LANSING – A traditional, defined benefit retirement plan will provide a more secure retirement to employees than a defined contribution plan, according a new study from Great Lakes Economic Consulting.
The study was commissioned by the Michigan Coalition for Secure Retirement, and the results were announced at a press conference at the Capitol on Tuesday.
Mitch Bean, former director of the House Fiscal Agency and author of the study said that a defined contribution plan is far more costly, more difficult to administer and favors the wealthy.

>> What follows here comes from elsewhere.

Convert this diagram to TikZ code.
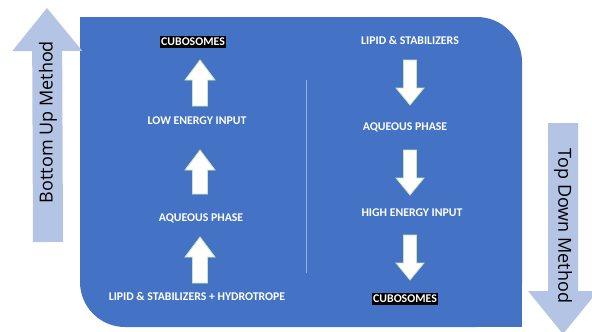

Since the 1990s all newly hired state workers have to have defined contribution plans.
“According to a study by the National Institute on Retirement Security, the cost to fund a target retirement benefit under a DB plan is 12.5 percent of payroll,” Bean said. “The cost to provide the same benefit under a DC plan is 22.2 percent of payroll.”
It’s also more cost-effective to have one big plan invested the same way, rather than individual plans that need to be separately administered, Bean said.
The study also found that since more people withdraw from their IRAs under DC plans, despite a 10 percent penalty, they are then more likely to draw from state services later on, which adds cost to the state budget.
“My major concerns are the long-run implications, “said Robert Kleine, former state treasurer and co-author of the study. “The average income is $30,000 a year. How much can that person save? Ninety percent have trouble saving for a secure retirement, and they’re taking it out of their (retirement) plans, making it even worse. Twenty to 30 years down the road, all they’ll have is Social Security.”